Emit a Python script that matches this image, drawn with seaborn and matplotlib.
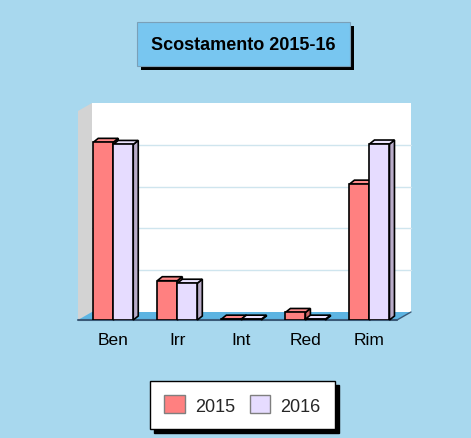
import numpy as np
import pandas as pd
import seaborn as sns
import matplotlib
matplotlib.use("Agg")
import matplotlib.pyplot as plt
from matplotlib.patches import Polygon, Rectangle, Patch
from matplotlib.lines import Line2D

# Data
categories = ["Ben", "Irr", "Int", "Red", "Rim"]
years = ["2015", "2016"]
values_2015 = [4.25, 0.94, 0.02, 0.18, 3.25]
values_2016 = [4.20, 0.88, 0.02, 0.02, 4.21]
title = "Scostamento 2015-16"

df = pd.DataFrame({
    "category": categories * 2,
    "year": [years[0]] * len(categories) + [years[1]] * len(categories),
    "value": values_2015 + values_2016,
})

# Styling
BG = "#a8d8ee"
face = {"2015": "#ff8080", "2016": "#e6dcff"}
side = {"2015": "#d06868", "2016": "#b9acc9"}
top = {"2015": "#ff8a8a", "2016": "#ece4ff"}
WALL_DX, WALL_DY = 14, 8     # depth of the plotting box, pixels
BAR_DX, BAR_DY = 5, 4        # depth of each bar, pixels

W, H, DPI = 471, 439, 100
sns.set_theme(style="white")
plt.rcParams["font.family"] = ["Liberation Sans", "DejaVu Sans"]

fig = plt.figure(figsize=(W / DPI, H / DPI), dpi=DPI)
fig.patch.set_facecolor(BG)

# front plane of the 3D box: x 78..397 px, floor at y=321 px, 5 units tall
XMIN, XMAX = -0.55, 4.43
ax = fig.add_axes([78 / W, (H - 321) / H, 319 / W, 209 / H])
ax.set_facecolor("none")

sns.barplot(data=df, x="category", y="value", hue="year", order=categories,
            hue_order=years, palette=face, saturation=1, width=0.625,
            edgecolor="black", linewidth=1.2, legend=False, ax=ax)
ax.set_xlim(XMIN, XMAX)
ax.set_ylim(0, 5)
ax.set_xlabel("")
ax.set_ylabel("")
ax.set_yticks([])
for s in ax.spines.values():
    s.set_visible(False)
ax.tick_params(axis="x", length=0, pad=9, labelsize=12.5, colors="black")


def shift(x, y, dx, dy):
    d = ax.transData.transform((x, y)) + np.array([dx, dy])
    return tuple(ax.transData.inverted().transform(d))


bars = list(ax.patches)

# walls and floor
x0, x1 = XMIN, XMAX
back = Polygon([shift(x0, 0, WALL_DX, WALL_DY), shift(x1, 0, WALL_DX, WALL_DY),
                shift(x1, 5, WALL_DX, WALL_DY), shift(x0, 5, WALL_DX, WALL_DY)],
               closed=True, facecolor="white", edgecolor="none", zorder=0.5,
               clip_on=False)
left = Polygon([(x0, 0), shift(x0, 0, WALL_DX, WALL_DY),
                shift(x0, 5, WALL_DX, WALL_DY), (x0, 5)],
               closed=True, facecolor="#d3d3d3", edgecolor="none", zorder=0.6,
               clip_on=False)
floor = Polygon([(x0, 0), (x1, 0), shift(x1, 0, WALL_DX, WALL_DY),
                 shift(x0, 0, WALL_DX, WALL_DY)],
                closed=True, facecolor="#5db4e2", edgecolor="none", zorder=0.7,
                clip_on=False)
for p in (back, left, floor):
    ax.add_patch(p)
ax.add_line(Line2D([x0, x1], [0, 0], color="#3a5a78", lw=1.5, zorder=0.8,
                   clip_on=False))
fr = shift(x1, 0, WALL_DX, WALL_DY)
ax.add_line(Line2D([x1, fr[0]], [0, fr[1]], color="#3a5a78", lw=1.0,
                   zorder=0.8, clip_on=False))

# gridlines on the back wall
for v in range(1, 5):
    a = shift(x0, v, WALL_DX, WALL_DY)
    b = shift(x1, v, WALL_DX, WALL_DY)
    ax.add_line(Line2D([a[0], b[0]], [a[1], b[1]], color="#cfe5ee", lw=1.0,
                       zorder=0.9, clip_on=False))

# 3D tops and sides of each bar
n = len(categories)
for i, bar in enumerate(bars):
    yr = years[i // n]
    z = 3 + i // n
    bar.set_zorder(z)
    bx0 = bar.get_x()
    bx1 = bx0 + bar.get_width()
    h = bar.get_height()
    top_poly = Polygon([(bx0, h), (bx1, h), shift(bx1, h, BAR_DX, BAR_DY),
                        shift(bx0, h, BAR_DX, BAR_DY)], closed=True,
                       facecolor=top[yr], edgecolor="black", lw=1.2,
                       zorder=z - 0.1, clip_on=False)
    side_poly = Polygon([(bx1, 0), shift(bx1, 0, BAR_DX, BAR_DY),
                         shift(bx1, h, BAR_DX, BAR_DY), (bx1, h)], closed=True,
                        facecolor=side[yr], edgecolor="black", lw=1.2,
                        zorder=z - 0.1, clip_on=False)
    ax.add_patch(side_poly)
    ax.add_patch(top_poly)

# title box with drop shadow
tx0, ty0, tw, th = 137, 23, 213, 44
fig.patches.append(Rectangle(((tx0 + 4) / W, 1 - (ty0 + th + 4) / H), tw / W, th / H,
                             transform=fig.transFigure, facecolor="black",
                             edgecolor="none", zorder=1))
fig.patches.append(Rectangle((tx0 / W, 1 - (ty0 + th) / H), tw / W, th / H,
                             transform=fig.transFigure, facecolor="#78c6f0",
                             edgecolor="#7aa0b8", lw=0.8, zorder=2))
fig.text((tx0 + tw / 2) / W, 1 - (ty0 + th / 2) / H, title, ha="center",
         va="center", fontsize=13, fontweight="bold", color="black", zorder=3)

# legend
handles = [Patch(facecolor=face[y], edgecolor="#7f7f7f", label=y) for y in years]
fig.legend(handles=handles, loc="center", bbox_to_anchor=(242.5 / W, 1 - 406 / H),
           ncol=2, fontsize=13, frameon=True, fancybox=False, framealpha=1,
           facecolor="white", edgecolor="black", handlelength=1.15,
           handleheight=1.15, handletextpad=0.55, columnspacing=0.8,
           borderpad=0.8,
           shadow={"ox": 3, "oy": -3, "facecolor": "black",
                   "edgecolor": "black", "alpha": 1})

fig.savefig("out.png", dpi=DPI, facecolor=BG)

#####

* [Problem requirements]: Reproduce the material above in full and without alteration, but skip all pictures.

* [Response to this task]:
Emit a Python script that matches this image, drawn with seaborn and matplotlib.
import numpy as np
import pandas as pd
import seaborn as sns
import matplotlib
matplotlib.use("Agg")
import matplotlib.pyplot as plt
from matplotlib.patches import Polygon, Rectangle, Patch
from matplotlib.lines import Line2D

# Data
categories = ["Ben", "Irr", "Int", "Red", "Rim"]
years = ["2015", "2016"]
values_2015 = [4.25, 0.94, 0.02, 0.18, 3.25]
values_2016 = [4.20, 0.88, 0.02, 0.02, 4.21]
title = "Scostamento 2015-16"

df = pd.DataFrame({
    "category": categories * 2,
    "year": [years[0]] * len(categories) + [years[1]] * len(categories),
    "value": values_2015 + values_2016,
})

# Styling
BG = "#a8d8ee"
face = {"2015": "#ff8080", "2016": "#e6dcff"}
side = {"2015": "#d06868", "2016": "#b9acc9"}
top = {"2015": "#ff8a8a", "2016": "#ece4ff"}
WALL_DX, WALL_DY = 14, 8     # depth of the plotting box, pixels
BAR_DX, BAR_DY = 5, 4        # depth of each bar, pixels

W, H, DPI = 471, 439, 100
sns.set_theme(style="white")
plt.rcParams["font.family"] = ["Liberation Sans", "DejaVu Sans"]

fig = plt.figure(figsize=(W / DPI, H / DPI), dpi=DPI)
fig.patch.set_facecolor(BG)

# front plane of the 3D box: x 78..397 px, floor at y=321 px, 5 units tall
XMIN, XMAX = -0.55, 4.43
ax = fig.add_axes([78 / W, (H - 321) / H, 319 / W, 209 / H])
ax.set_facecolor("none")

sns.barplot(data=df, x="category", y="value", hue="year", order=categories,
            hue_order=years, palette=face, saturation=1, width=0.625,
            edgecolor="black", linewidth=1.2, legend=False, ax=ax)
ax.set_xlim(XMIN, XMAX)
ax.set_ylim(0, 5)
ax.set_xlabel("")
ax.set_ylabel("")
ax.set_yticks([])
for s in ax.spines.values():
    s.set_visible(False)
ax.tick_params(axis="x", length=0, pad=9, labelsize=12.5, colors="black")


def shift(x, y, dx, dy):
    d = ax.transData.transform((x, y)) + np.array([dx, dy])
    return tuple(ax.transData.inverted().transform(d))


bars = list(ax.patches)

# walls and floor
x0, x1 = XMIN, XMAX
back = Polygon([shift(x0, 0, WALL_DX, WALL_DY), shift(x1, 0, WALL_DX, WALL_DY),
                shift(x1, 5, WALL_DX, WALL_DY), shift(x0, 5, WALL_DX, WALL_DY)],
               closed=True, facecolor="white", edgecolor="none", zorder=0.5,
               clip_on=False)
left = Polygon([(x0, 0), shift(x0, 0, WALL_DX, WALL_DY),
                shift(x0, 5, WALL_DX, WALL_DY), (x0, 5)],
               closed=True, facecolor="#d3d3d3", edgecolor="none", zorder=0.6,
               clip_on=False)
floor = Polygon([(x0, 0), (x1, 0), shift(x1, 0, WALL_DX, WALL_DY),
                 shift(x0, 0, WALL_DX, WALL_DY)],
                closed=True, facecolor="#5db4e2", edgecolor="none", zorder=0.7,
                clip_on=False)
for p in (back, left, floor):
    ax.add_patch(p)
ax.add_line(Line2D([x0, x1], [0, 0], color="#3a5a78", lw=1.5, zorder=0.8,
                   clip_on=False))
fr = shift(x1, 0, WALL_DX, WALL_DY)
ax.add_line(Line2D([x1, fr[0]], [0, fr[1]], color="#3a5a78", lw=1.0,
                   zorder=0.8, clip_on=False))

# gridlines on the back wall
for v in range(1, 5):
    a = shift(x0, v, WALL_DX, WALL_DY)
    b = shift(x1, v, WALL_DX, WALL_DY)
    ax.add_line(Line2D([a[0], b[0]], [a[1], b[1]], color="#cfe5ee", lw=1.0,
                       zorder=0.9, clip_on=False))

# 3D tops and sides of each bar
n = len(categories)
for i, bar in enumerate(bars):
    yr = years[i // n]
    z = 3 + i // n
    bar.set_zorder(z)
    bx0 = bar.get_x()
    bx1 = bx0 + bar.get_width()
    h = bar.get_height()
    top_poly = Polygon([(bx0, h), (bx1, h), shift(bx1, h, BAR_DX, BAR_DY),
                        shift(bx0, h, BAR_DX, BAR_DY)], closed=True,
                       facecolor=top[yr], edgecolor="black", lw=1.2,
                       zorder=z - 0.1, clip_on=False)
    side_poly = Polygon([(bx1, 0), shift(bx1, 0, BAR_DX, BAR_DY),
                         shift(bx1, h, BAR_DX, BAR_DY), (bx1, h)], closed=True,
                        facecolor=side[yr], edgecolor="black", lw=1.2,
                        zorder=z - 0.1, clip_on=False)
    ax.add_patch(side_poly)
    ax.add_patch(top_poly)

# title box with drop shadow
tx0, ty0, tw, th = 137, 23, 213, 44
fig.patches.append(Rectangle(((tx0 + 4) / W, 1 - (ty0 + th + 4) / H), tw / W, th / H,
                             transform=fig.transFigure, facecolor="black",
                             edgecolor="none", zorder=1))
fig.patches.append(Rectangle((tx0 / W, 1 - (ty0 + th) / H), tw / W, th / H,
                             transform=fig.transFigure, facecolor="#78c6f0",
                             edgecolor="#7aa0b8", lw=0.8, zorder=2))
fig.text((tx0 + tw / 2) / W, 1 - (ty0 + th / 2) / H, title, ha="center",
         va="center", fontsize=13, fontweight="bold", color="black", zorder=3)

# legend
handles = [Patch(facecolor=face[y], edgecolor="#7f7f7f", label=y) for y in years]
fig.legend(handles=handles, loc="center", bbox_to_anchor=(242.5 / W, 1 - 406 / H),
           ncol=2, fontsize=13, frameon=True, fancybox=False, framealpha=1,
           facecolor="white", edgecolor="black", handlelength=1.15,
           handleheight=1.15, handletextpad=0.55, columnspacing=0.8,
           borderpad=0.8,
           shadow={"ox": 3, "oy": -3, "facecolor": "black",
                   "edgecolor": "black", "alpha": 1})

fig.savefig("out.png", dpi=DPI, facecolor=BG)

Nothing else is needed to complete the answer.